Records:
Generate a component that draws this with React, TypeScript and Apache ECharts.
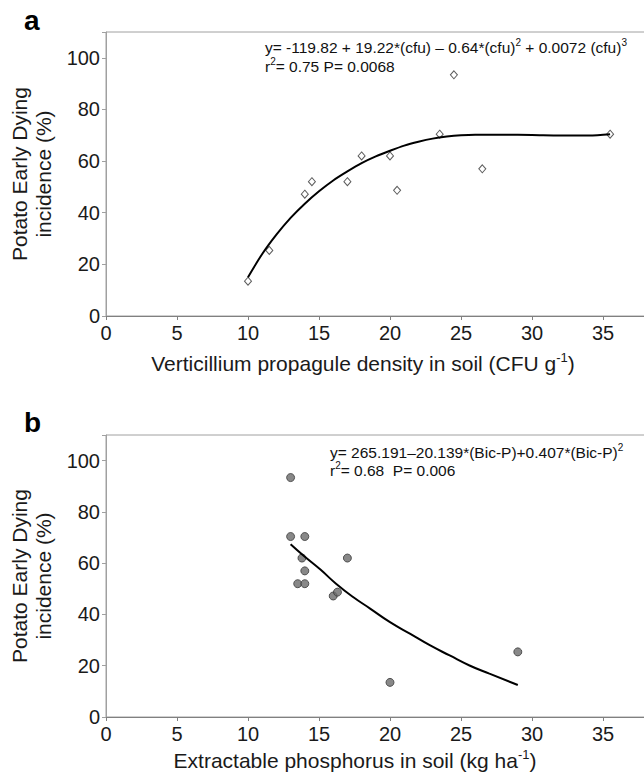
import React, { useEffect, useRef } from "react";
import * as echarts from "echarts";

// Panel a: Verticillium propagule density vs incidence
const cfuX = [10, 11.5, 14, 14.5, 17, 18, 20, 20.5, 23.5, 24.5, 26.5, 35.5];
const cfuY = [13.5, 25.4, 47.2, 52, 52, 62, 62, 48.7, 70.4, 93.4, 57, 70.4];
// fitted curve a
const fitAX = [10, 11, 12, 13, 14, 15, 16, 17, 18, 19, 20, 21, 22, 23, 24, 25, 26, 28, 30, 32, 34, 35.5];
const fitAY = [15, 24, 31.5, 38, 43.5, 48.3, 52.5, 56, 59.2, 61.8, 64, 66, 67.5, 68.7, 69.5, 70, 70.2, 70.2, 70.1, 69.9, 69.9, 70.4];

// Panel b: extractable phosphorus vs incidence
const bicPX = [13, 13, 14, 13.8, 17, 14, 13.5, 14, 16, 16.3, 20, 29];
const bicPY = [93.4, 70.4, 70.4, 62, 62, 57, 52, 52, 47.2, 48.7, 13.5, 25.4];
// fitted curve b
const fitBX = [13, 13.9, 15.1, 16.2, 17.4, 18.6, 20, 21.4, 22.8, 24.2, 25.6, 27, 29];
const fitBY = [67.4, 63, 57.5, 52, 46.8, 42.3, 37, 32.5, 28, 24, 20.1, 16.9, 12.5];

const xTicks = { min: 0, max: 40, interval: 5, lastLabel: 35 };
const yTicks = { min: 0, max: 110, interval: 20, lastLabel: 100 };

const FONT = "'Liberation Sans', Arial, sans-serif";

export default function App() {
  const ref = useRef<HTMLDivElement>(null);
  useEffect(() => {
    if (!ref.current) return;
    const chart = echarts.init(ref.current, null, { renderer: "svg" });
    const pairs = (xs: number[], ys: number[]) => xs.map((x, i) => [x, ys[i]]);

    const mkX = (gridIndex: number) => ({
      type: "value",
      gridIndex,
      min: xTicks.min,
      max: xTicks.max,
      interval: xTicks.interval,
      axisLine: { show: true, lineStyle: { color: "#808080", width: 1 } },
      axisTick: { show: true, inside: false, length: 4, lineStyle: { color: "#808080" } },
      axisLabel: {
        fontSize: 20,
        fontFamily: FONT,
        color: "#1a1a1a",
        margin: 7,
        formatter: (v: number) => (v > xTicks.lastLabel ? "" : String(v)),
      },
      splitLine: { show: false },
    });
    const mkY = (gridIndex: number) => ({
      type: "value",
      gridIndex,
      min: yTicks.min,
      max: yTicks.max,
      interval: yTicks.interval,
      axisLine: { show: true, lineStyle: { color: "#a0a0a0", width: 1 } },
      axisTick: { show: true, inside: false, length: 4, lineStyle: { color: "#a0a0a0" } },
      axisLabel: {
        fontSize: 20,
        fontFamily: FONT,
        color: "#1a1a1a",
        margin: 6,
        formatter: (v: number) => (v > yTicks.lastLabel ? "" : String(v)),
      },
      splitLine: { show: false },
    });

    const rich = {
      n: { fontSize: 15.5, fontFamily: FONT, fill: "#111", color: "#111", lineHeight: 19 },
      s: { fontSize: 10, fontFamily: FONT, fill: "#111", color: "#111", verticalAlign: "top", lineHeight: 19 },
    };
    const nameRich = {
      n: { fontSize: 21, fontFamily: FONT, fill: "#1a1a1a", color: "#1a1a1a", lineHeight: 24 },
      s: { fontSize: 13, fontFamily: FONT, fill: "#1a1a1a", color: "#1a1a1a", verticalAlign: "top", lineHeight: 24 },
    };
    const txt = (x: number, y: number, text: string, r: any, align = "left") => ({
      type: "text",
      x,
      y,
      silent: true,
      style: { text, rich: r, align, textAlign: align, verticalAlign: "middle", textVerticalAlign: "middle" },
    });
    const yName = (y: number) => ({
      type: "text", x: 31, y, rotation: Math.PI / 2, silent: true,
      style: {
        text: "Potato Early Dying\nincidence (%)", fontSize: 21, lineHeight: 24, fontFamily: FONT, fill: "#1a1a1a",
        align: "center", textAlign: "center", verticalAlign: "middle", textVerticalAlign: "middle",
      },
    });

    chart.setOption({
      animation: false,
      backgroundColor: "#ffffff",
      grid: [
        { left: 106, top: 32, width: 568, height: 284, outerBoundsMode: "none", containLabel: false, show: true, borderColor: "#a0a0a0", borderWidth: 1, backgroundColor: "transparent" },
        { left: 106, top: 435, width: 568, height: 282, outerBoundsMode: "none", containLabel: false, show: true, borderColor: "#a0a0a0", borderWidth: 1, backgroundColor: "transparent" },
      ],
      xAxis: [mkX(0), mkX(1)],
      yAxis: [mkY(0), mkY(1)],
      series: [
        {
          type: "scatter",
          xAxisIndex: 0,
          yAxisIndex: 0,
          symbol: "diamond",
          symbolSize: [7, 8],
          itemStyle: { color: "#ffffff", borderColor: "#333", borderWidth: 1 },
          data: pairs(cfuX, cfuY),
          z: 2,
        },
        {
          type: "line",
          xAxisIndex: 0,
          yAxisIndex: 0,
          smooth: 0.3,
          symbol: "none",
          lineStyle: { color: "#000", width: 2 },
          data: pairs(fitAX, fitAY),
          z: 3,
        },
        {
          type: "scatter",
          xAxisIndex: 1,
          yAxisIndex: 1,
          symbol: "circle",
          symbolSize: 8,
          itemStyle: { color: "#6a6a6a", borderColor: "#3a3a3a", borderWidth: 1 },
          data: pairs(bicPX, bicPY),
          z: 2,
        },
        {
          type: "line",
          xAxisIndex: 1,
          yAxisIndex: 1,
          smooth: 0.5,
          symbol: "none",
          lineStyle: { color: "#000", width: 2 },
          data: pairs(fitBX, fitBY),
          z: 3,
        },
      ],
      graphic: [
        { type: "text", x: 24, y: 20, silent: true, style: { text: "a", fontSize: 28, fontWeight: "bold", fontFamily: FONT, fill: "#000", verticalAlign: "middle", textVerticalAlign: "middle" } },
        { type: "text", x: 24, y: 422, silent: true, style: { text: "b", fontSize: 28, fontWeight: "bold", fontFamily: FONT, fill: "#000", verticalAlign: "middle", textVerticalAlign: "middle" } },
        txt(265, 47, "{n|y= -119.82 + 19.22*(cfu) – 0.64*(cfu)}{s|2}{n| + 0.0072 (cfu)}{s|3}", rich),
        txt(265, 66, "{n|r}{s|2}{n|= 0.75 P= 0.0068}", rich),
        txt(330, 452, "{n|y= 265.191–20.139*(Bic-P)+0.407*(Bic-P)}{s|2}", rich),
        txt(330, 470, "{n|r}{s|2}{n|= 0.68  P= 0.006}", rich),
        txt(363, 363, "{n|Verticillium propagule density in soil (CFU g}{s|-1}{n|)}", nameRich, "center"),
        txt(355, 760, "{n|Extractable phosphorus in soil (kg ha}{s|-1}{n|)}", nameRich, "center"),
        yName(174),
        yName(576),
      ],
    });
    return () => chart.dispose();
  }, []);
  return <div ref={ref} style={{ position: "absolute", left: 0, top: 0, width: 644, height: 774 }} />;
}
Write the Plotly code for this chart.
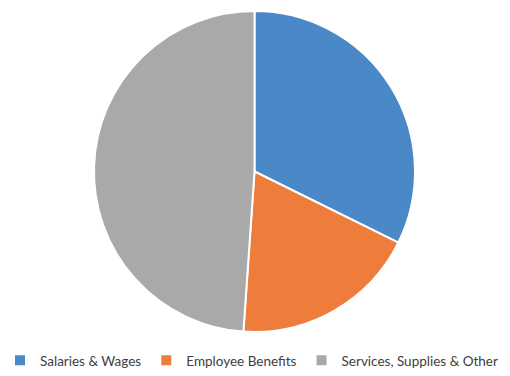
import plotly.graph_objects as go

labels = ["Salaries & Wages", "Employee Benefits", "Services, Supplies & Other"]
values = [32.3, 18.8, 48.9]
colors = ["#4a88c7", "#ee7d3c", "#a9a9a9"]

fig = go.Figure(go.Pie(
    labels=labels, values=values, sort=False, direction="clockwise", rotation=0,
    marker=dict(colors=colors, line=dict(color="white", width=2)),
    textinfo="none", hoverinfo="label+percent",
))
fig.update_layout(
    width=510, height=376,
    margin=dict(l=0, r=1, t=11, b=44),
    paper_bgcolor="white", plot_bgcolor="white",
    showlegend=True,
    legend=dict(orientation="h", x=0.49, xanchor="center",
                yref="container", y=0.0, yanchor="bottom",
                font=dict(family="Lato", size=13.5, color="#404040"),
                itemwidth=30, tracegroupgap=0),
)
fig.write_html("out.html")
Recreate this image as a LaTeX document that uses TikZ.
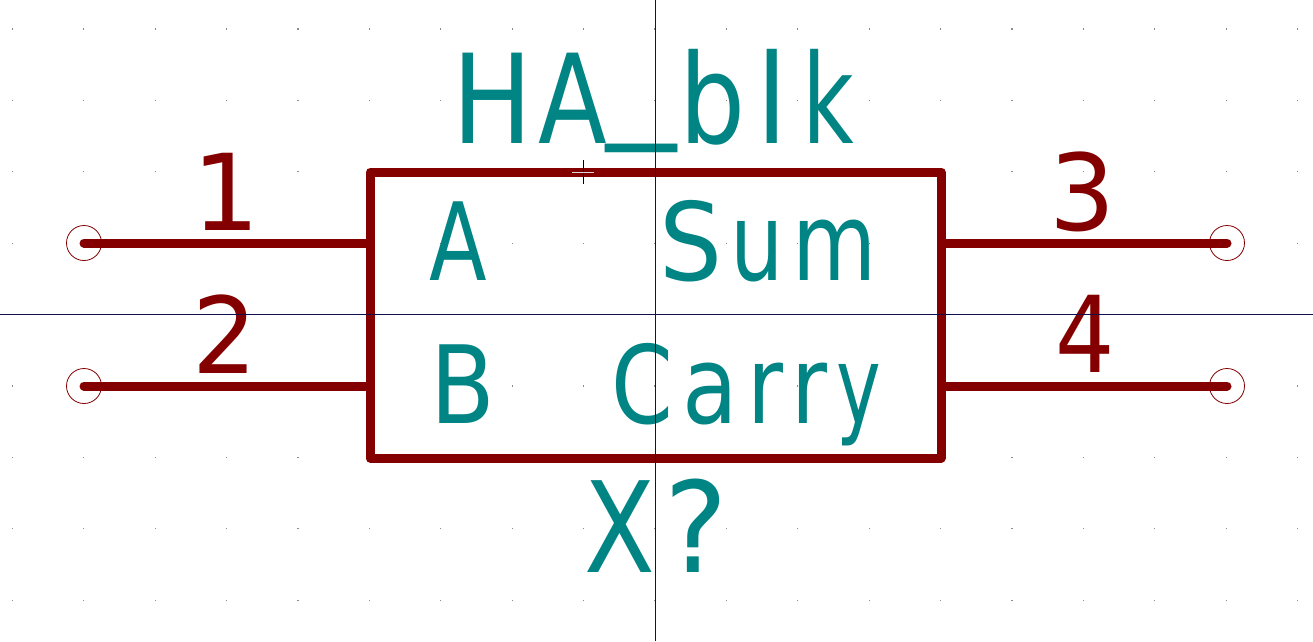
\documentclass[tikz,border=0pt]{standalone}
\usepackage{fontspec}
\setmainfont{DejaVu Sans}
\usepackage{graphicx}
\definecolor{kred}{HTML}{840000}
\definecolor{kteal}{HTML}{008484}
\definecolor{knavy}{HTML}{101050}
\newcommand{\ksz}[1]{\fontsize{#1}{#1}\selectfont}
\newcommand{\gl}[2]{\scalebox{#1}[1]{#2}}
\tikzset{
  bodybox/.style={draw=kred,line width=9pt,line join=round,minimum width=571pt,minimum height=286pt,inner sep=0pt},
  pinline/.style={draw=kred,line width=9pt,line cap=round},
  pinend/.style={circle,draw=kred,line width=0.8pt,minimum size=35pt,inner sep=0pt},
  nametxt/.style={text=kteal,anchor=base west,inner sep=0pt},
  numtxt/.style={text=kred,anchor=base west,inner sep=0pt},
  griddot/.style={fill=black!45},
  crossline/.style={draw=knavy,line width=1pt}
}
\begin{document}
\begin{tikzpicture}[x=1pt,y=-1pt]
\useasboundingbox (0,0) rectangle (1313,641);
\fill[white] (0,0) rectangle (1313,641);
% grid
\foreach \i in {-9,...,9}{
  \foreach \j in {-4,...,4}{
    \fill[griddot] ({655+71.4*\i-0.6},{314.5+71.4*\j-0.6}) rectangle ++(1.2,1.2);
  }
}
% pin ends
\node[pinend] (p1) at (84,243) {};
\node[pinend] (p2) at (84,386) {};
\node[pinend] (p3) at (1227,243) {};
\node[pinend] (p4) at (1227,386) {};
% body
\node[bodybox] (box) at (655.5,315) {};
\coordinate (w1) at (box.west |- p1);
\coordinate (w2) at (box.west |- p2);
\coordinate (e3) at (box.east |- p3);
\coordinate (e4) at (box.east |- p4);
\draw[pinline] (p1.center) -- (w1);
\draw[pinline] (p2.center) -- (w2);
\draw[pinline] (e3) -- (p3.center);
\draw[pinline] (e4) -- (p4.center);
% pin numbers
\node[numtxt] (n1) at (192,230) {\ksz{106}\gl{1}{1}};
\node[numtxt] (n2) at (192.6,373) {\ksz{106}\gl{0.96}{2}};
\node[numtxt] (n3) at (1049,230) {\ksz{106}\gl{0.98}{3}};
\node[numtxt] (n4) at (1055.4,372) {\ksz{106}\gl{0.88}{4}};
% names
\node[nametxt] (title) at (452.4,143) {\ksz{124}\gl{0.86}{H}\kern6pt\gl{0.81}{A}\kern-0.7pt\raisebox{19.5pt}{\gl{1.13}{\_}}\kern3.1pt\gl{0.84}{b}\kern10.4pt\gl{0.91}{l}\kern14.4pt\gl{0.72}{k}};
\node[nametxt] (refd) at (584,572) {\ksz{126}\gl{0.82}{X}\kern10pt\gl{0.95}{?}};
\node[nametxt] (la) at (429.4,280) {\ksz{108}\gl{0.78}{A}};
\node[nametxt] (lb) at (430.7,423) {\ksz{108}\gl{0.875}{B}};
\node[nametxt] (ls) at (659.4,280) {\ksz{108}\gl{0.92}{S}\kern7.6pt\gl{0.78}{u}\kern9.3pt\gl{0.8}{m}};
\node[nametxt] (lc) at (611,423) {\ksz{108}\gl{0.82}{C}\kern9.8pt\gl{0.84}{a}\kern8.8pt\gl{0.81}{r}\kern8pt\gl{0.81}{r}\kern9.2pt\gl{0.7}{y}};
% crosshair
\coordinate (cl) at (0,314.5);
\coordinate (cr) at (1313,314.5);
\coordinate (ct) at (655.5,0);
\coordinate (cb) at (655.5,641);
\draw[crossline] (cl) -- (cr);
\draw[crossline] (ct) -- (cb);
% cursor
\coordinate (cu) at (583,172);
\draw[draw=black,line width=1pt] ([yshift=-12pt]cu) -- ([yshift=12pt]cu);
\draw[draw=white!85!black,line width=1pt] ([xshift=-11pt]cu) -- ([xshift=11pt]cu);
\end{tikzpicture}
\end{document}
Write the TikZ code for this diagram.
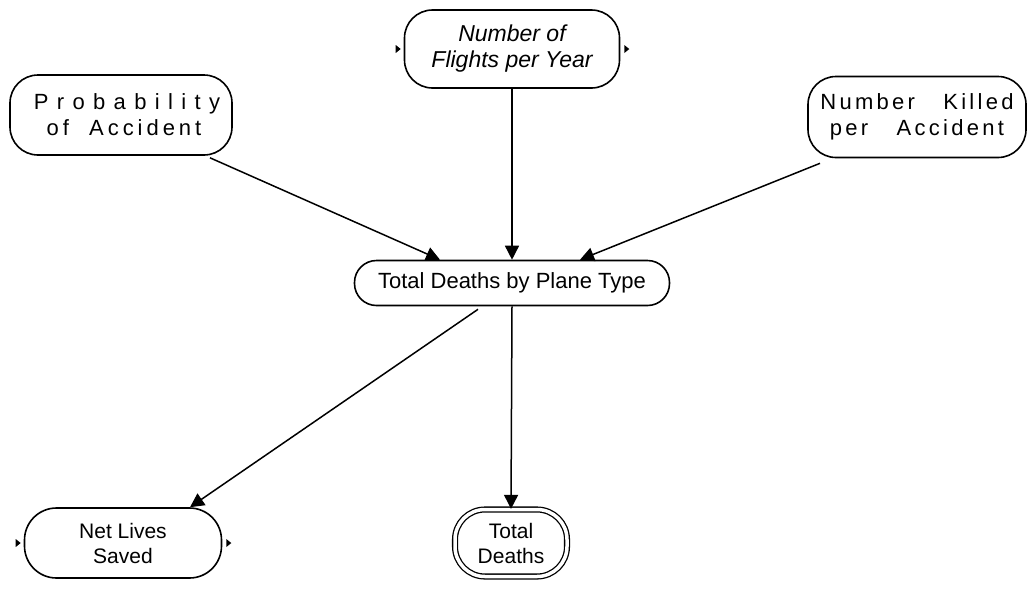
\documentclass[tikz,border=0pt]{standalone}
\usepackage{fontspec}
\setmainfont{Liberation Sans}
\usetikzlibrary{arrows.meta,calc}
\begin{document}
\begin{tikzpicture}[x=1pt,y=-1pt,
  var/.style={draw, line width=1.6pt, rounded corners=28pt, align=center,
    inner sep=0pt, font=\fontsize{21}{25}\selectfont},
  link/.style={line width=1.5pt, -{Triangle[length=14pt,width=14pt]}},
  marker/.style={fill=black}]
\useasboundingbox (0,0) rectangle (1028,590);

% chance variables
\node[var, minimum width=215pt, minimum height=78pt, font=\fontsize{23}{26}\selectfont\itshape]
  (flights) at (512,49) {Number of\\Flights per Year};
\node[var, minimum width=222pt, minimum height=80pt, font=\fontsize{22}{26}\selectfont]
  (prob) at (121,115) {\hspace*{12pt}\addfontfeature{LetterSpace=38}Probability\\\hspace*{6pt}\addfontfeature{LetterSpace=18}of\ \ Accident};
\node[var, minimum width=218pt, minimum height=81pt, font=\fontsize{22}{26}\selectfont]
  (killed) at (917,117) {\addfontfeature{LetterSpace=15}Number\ \ \ Killed\\\addfontfeature{LetterSpace=15}per\ \ \ Accident};

% intermediate and result nodes
\node[var, minimum width=315pt, minimum height=45pt, rounded corners=22pt, font=\fontsize{22}{26}\selectfont]
  (tdpt) at (512,283) {Total Deaths by Plane Type};
\node[var, minimum width=197pt, minimum height=70pt, rounded corners=32pt]
  (net) at (123,543) {Net Lives\\Saved};
\node[var, double, double distance=3.5pt, line width=1.3pt, minimum width=112pt, minimum height=67pt, rounded corners=30pt]
  (total) at (511,543) {Total\\Deaths};

% small side markers
\foreach \n in {flights, net}{
  \fill[marker] ($(\n.west)+(-8,-4)$) -- ++(5,4) -- ++(-5,4) -- cycle;
  \fill[marker] ($(\n.east)+(4,-4)$) -- ++(5,4) -- ++(-5,4) -- cycle;
}

% influence arcs
\draw[link] ($(prob.south)+(89,2)$) -- ($(tdpt.north)+(-72,0)$);
\draw[link] (flights.south) -- (tdpt.north);
\draw[link] ($(killed.south)+(-97,5)$) -- ($(tdpt.north)+(68,0)$);
\draw[link] ($(tdpt.south)+(-34,3)$) -- ($(net.north)+(67,0)$);
\draw[link] (tdpt.south) -- (total.north);
\end{tikzpicture}
\end{document}
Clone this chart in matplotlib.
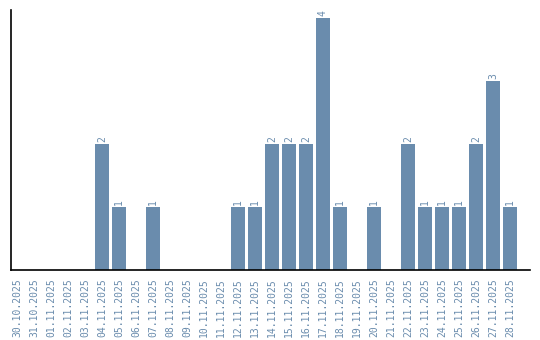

__Request__:
Up to and including the last line of the listing, starting at the line with "Write the TikZ code for this diagram.", extract every line exactly and leave out the pictures.

__Complete output__:
Write the TikZ code for this diagram.
\documentclass[tikz,border=0pt]{standalone}
\usepackage{fontspec}
\setmainfont{Liberation Sans}
\usetikzlibrary{arrows.meta,calc}
\begin{document}
\begin{tikzpicture}[x=1pt,y=-1pt,
  var/.style={draw, line width=1.6pt, rounded corners=28pt, align=center,
    inner sep=0pt, font=\fontsize{21}{25}\selectfont},
  link/.style={line width=1.5pt, -{Triangle[length=14pt,width=14pt]}},
  marker/.style={fill=black}]
\useasboundingbox (0,0) rectangle (1028,590);

% chance variables
\node[var, minimum width=215pt, minimum height=78pt, font=\fontsize{23}{26}\selectfont\itshape]
  (flights) at (512,49) {Number of\\Flights per Year};
\node[var, minimum width=222pt, minimum height=80pt, font=\fontsize{22}{26}\selectfont]
  (prob) at (121,115) {\hspace*{12pt}\addfontfeature{LetterSpace=38}Probability\\\hspace*{6pt}\addfontfeature{LetterSpace=18}of\ \ Accident};
\node[var, minimum width=218pt, minimum height=81pt, font=\fontsize{22}{26}\selectfont]
  (killed) at (917,117) {\addfontfeature{LetterSpace=15}Number\ \ \ Killed\\\addfontfeature{LetterSpace=15}per\ \ \ Accident};

% intermediate and result nodes
\node[var, minimum width=315pt, minimum height=45pt, rounded corners=22pt, font=\fontsize{22}{26}\selectfont]
  (tdpt) at (512,283) {Total Deaths by Plane Type};
\node[var, minimum width=197pt, minimum height=70pt, rounded corners=32pt]
  (net) at (123,543) {Net Lives\\Saved};
\node[var, double, double distance=3.5pt, line width=1.3pt, minimum width=112pt, minimum height=67pt, rounded corners=30pt]
  (total) at (511,543) {Total\\Deaths};

% small side markers
\foreach \n in {flights, net}{
  \fill[marker] ($(\n.west)+(-8,-4)$) -- ++(5,4) -- ++(-5,4) -- cycle;
  \fill[marker] ($(\n.east)+(4,-4)$) -- ++(5,4) -- ++(-5,4) -- cycle;
}

% influence arcs
\draw[link] ($(prob.south)+(89,2)$) -- ($(tdpt.north)+(-72,0)$);
\draw[link] (flights.south) -- (tdpt.north);
\draw[link] ($(killed.south)+(-97,5)$) -- ($(tdpt.north)+(68,0)$);
\draw[link] ($(tdpt.south)+(-34,3)$) -- ($(net.north)+(67,0)$);
\draw[link] (tdpt.south) -- (total.north);
\end{tikzpicture}
\end{document}
Clone this chart in matplotlib.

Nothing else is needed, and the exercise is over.